This area of the toolbox is not yet developed. Topics to cover include:
Equipment needs Offline Cataloging of Images in Media Pro Camera manuals Taking photographs Processing in the field
Equipment issues include: camera, storage cards, storage devices for emptying cards while traveling, tripods, and flashes. Digital Cameras
The main decision up front to make in terms of cameras is whether to use “consumer” or “prosumer” cameras. Standard consumer cameras are often small and light, which is ideal for travel and spontaneous photographer. The main drawbacks are that they don't allow interchangeable lens and their picture format is limited to the compressed JPEG format. The JPEG format involves compression so that the image size on the card is smaller, but also the quality of the image is less. For many purposes the image size is perfectly fine, but for publication purposes it may be insufficient.

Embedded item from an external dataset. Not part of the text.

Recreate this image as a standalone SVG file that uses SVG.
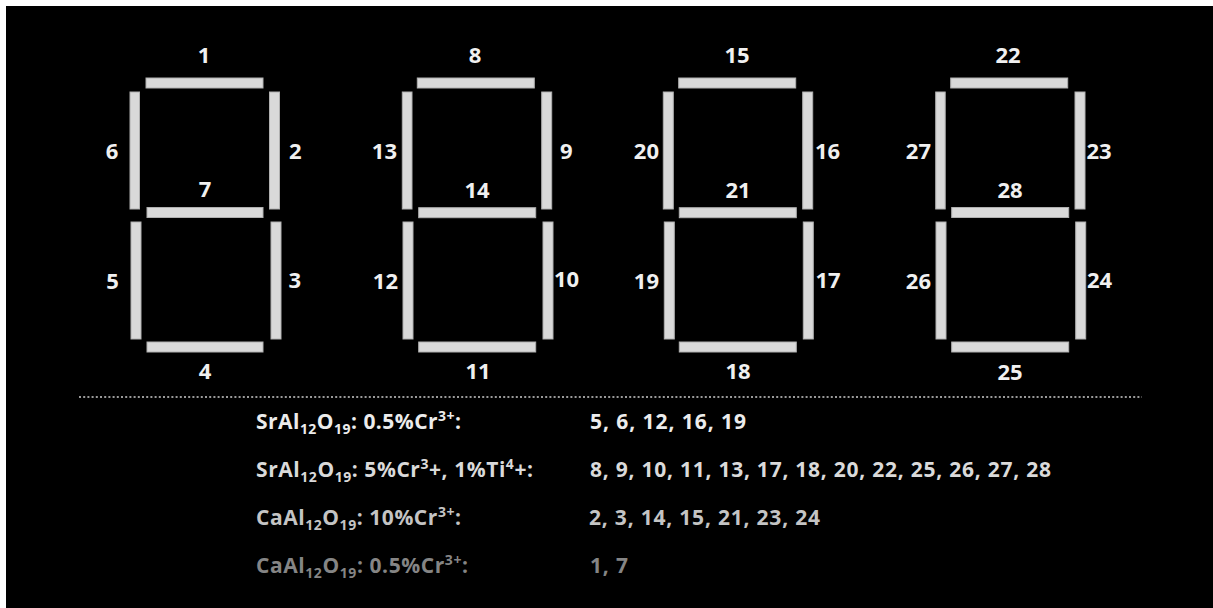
<svg xmlns="http://www.w3.org/2000/svg" width="1213" height="608" viewBox="0 0 1213 608">
<style>
.seg{fill:#d9d9d9;stroke:#b0b0b0;stroke-width:1}
.lbl{font-family:"Open Sans","Liberation Sans",sans-serif;font-weight:700;font-size:22px;fill:#f0f0f0}
.m{text-anchor:middle}
.e{text-anchor:end}
.leg{font-family:"Open Sans","Liberation Sans",sans-serif;font-weight:700;font-size:21px}
.sub{font-size:14px}
.l1{fill:#ececec}.l2{fill:#dadada}.l3{fill:#c4c4c4}.l4{fill:#858585}
</style>
<rect x="0" y="0" width="1213" height="608" fill="#ffffff"/>
<rect x="6" y="6" width="1207" height="602" fill="#000000"/>
<g id="digit1">
<rect class="seg" x="146" y="78" width="117" height="10"/>
<rect class="seg" x="130" y="92" width="9.5" height="117"/>
<rect class="seg" x="269.5" y="92" width="10" height="117"/>
<rect class="seg" x="147" y="207.5" width="116" height="10"/>
<rect class="seg" x="131" y="222" width="10" height="117"/>
<rect class="seg" x="271" y="222" width="10" height="117"/>
<rect class="seg" x="147" y="342" width="116" height="10"/>
<text class="lbl m" x="204" y="63">1</text>
<text class="lbl m" x="112" y="159">6</text>
<text class="lbl" x="289" y="159">2</text>
<text class="lbl m" x="205" y="197">7</text>
<text class="lbl m" x="112.5" y="289">5</text>
<text class="lbl" x="288.5" y="288">3</text>
<text class="lbl m" x="205" y="379">4</text>
</g>
<g id="digit2">
<rect class="seg" x="417.3" y="78" width="117" height="10"/>
<rect class="seg" x="402.3" y="92" width="9.7" height="117"/>
<rect class="seg" x="541.7" y="92" width="10" height="117"/>
<rect class="seg" x="418.7" y="207.7" width="117" height="10"/>
<rect class="seg" x="403" y="222" width="10" height="117"/>
<rect class="seg" x="543" y="222" width="10" height="117"/>
<rect class="seg" x="418.7" y="342" width="117" height="10"/>
<text class="lbl m" x="475" y="63">8</text>
<text class="lbl e" x="397" y="159">13</text>
<text class="lbl" x="560" y="159">9</text>
<text class="lbl m" x="477" y="198">14</text>
<text class="lbl e" x="398" y="289">12</text>
<text class="lbl" x="554" y="287">10</text>
<text class="lbl m" x="478" y="379">11</text>
</g>
<g id="digit3">
<rect class="seg" x="678.7" y="78" width="117" height="10"/>
<rect class="seg" x="663.3" y="92" width="10" height="117"/>
<rect class="seg" x="802.7" y="92" width="10" height="117"/>
<rect class="seg" x="679.3" y="207.7" width="117" height="10"/>
<rect class="seg" x="664.3" y="222" width="10" height="117"/>
<rect class="seg" x="803.3" y="222" width="10" height="117"/>
<rect class="seg" x="679.3" y="342" width="117" height="10"/>
<text class="lbl m" x="737" y="63">15</text>
<text class="lbl e" x="659" y="159">20</text>
<text class="lbl" x="815" y="159">16</text>
<text class="lbl m" x="738" y="198">21</text>
<text class="lbl e" x="659" y="289">19</text>
<text class="lbl" x="815.5" y="288">17</text>
<text class="lbl m" x="738" y="379">18</text>
</g>
<g id="digit4">
<rect class="seg" x="950.7" y="78" width="117" height="10"/>
<rect class="seg" x="935.7" y="92" width="9.5" height="117"/>
<rect class="seg" x="1075" y="92" width="10" height="117"/>
<rect class="seg" x="951.7" y="207.5" width="117" height="10"/>
<rect class="seg" x="936" y="222" width="10" height="117"/>
<rect class="seg" x="1075.7" y="222" width="10" height="117"/>
<rect class="seg" x="951.7" y="342" width="117" height="10"/>
<text class="lbl m" x="1008" y="63">22</text>
<text class="lbl e" x="931" y="159">27</text>
<text class="lbl" x="1086.5" y="159">23</text>
<text class="lbl m" x="1010" y="198">28</text>
<text class="lbl e" x="931" y="289">26</text>
<text class="lbl" x="1087" y="288">24</text>
<text class="lbl m" x="1010" y="380">25</text>
</g>
<g id="connectors">
<line x1="79" y1="397" x2="1142" y2="397" stroke="#9a9a9a" stroke-width="2" stroke-dasharray="2 2.2"/>
</g>
<g id="legend">
<text class="leg l1" x="256" y="429" textLength="205" lengthAdjust="spacing">SrAl<tspan class="sub" dy="5">12</tspan><tspan dy="-5">O</tspan><tspan class="sub" dy="5">19</tspan><tspan dy="-5">: 0.5%Cr</tspan><tspan class="sub" dy="-8">3+</tspan><tspan dy="8">:</tspan></text>
<text class="leg l1" x="590" y="429" textLength="156" lengthAdjust="spacing">5, 6, 12, 16, 19</text>
<text class="leg l2" x="256" y="477" textLength="277" lengthAdjust="spacing">SrAl<tspan class="sub" dy="5">12</tspan><tspan dy="-5">O</tspan><tspan class="sub" dy="5">19</tspan><tspan dy="-5">: 5%Cr</tspan><tspan class="sub" dy="-8">3</tspan><tspan dy="8">+, 1%Ti</tspan><tspan class="sub" dy="-8">4</tspan><tspan dy="8">+:</tspan></text>
<text class="leg l2" x="590" y="477" textLength="461" lengthAdjust="spacing">8, 9, 10, 11, 13, 17, 18, 20, 22, 25, 26, 27, 28</text>
<text class="leg l3" x="256" y="525" textLength="205" lengthAdjust="spacing">CaAl<tspan class="sub" dy="5">12</tspan><tspan dy="-5">O</tspan><tspan class="sub" dy="5">19</tspan><tspan dy="-5">: 10%Cr</tspan><tspan class="sub" dy="-8">3+</tspan><tspan dy="8">:</tspan></text>
<text class="leg l3" x="589" y="525" textLength="231" lengthAdjust="spacing">2, 3, 14, 15, 21, 23, 24</text>
<text class="leg l4" x="256" y="573" textLength="212" lengthAdjust="spacing">CaAl<tspan class="sub" dy="5">12</tspan><tspan dy="-5">O</tspan><tspan class="sub" dy="5">19</tspan><tspan dy="-5">: 0.5%Cr</tspan><tspan class="sub" dy="-8">3+</tspan><tspan dy="8">:</tspan></text>
<text class="leg l4" x="590" y="573" textLength="38" lengthAdjust="spacing">1, 7</text>
</g>
</svg>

“Prosumer” cameras will typically allow you to use a variety of camera lens to get close ups, wide angles, and telephoto views. In addition, they allow you to take photos in the RAW format, which is both uncompressed - and thus of higher image quality - and allows for easy post-processing of many aspects of the image. Memory Cards
Either way, any camera is only useful to the degree that you have storage to save photos. All digital cameras save their photos on removable memory cards which can then be easily inserted into a computer for downloading of photos and reuse of the card for new photos. These memory cards come in different formats, which are generally also a different physical size. You must make sure to purchase the type of card used by your camera. In addition, the cards come in widely varying capacities in terms of how many images can be stored.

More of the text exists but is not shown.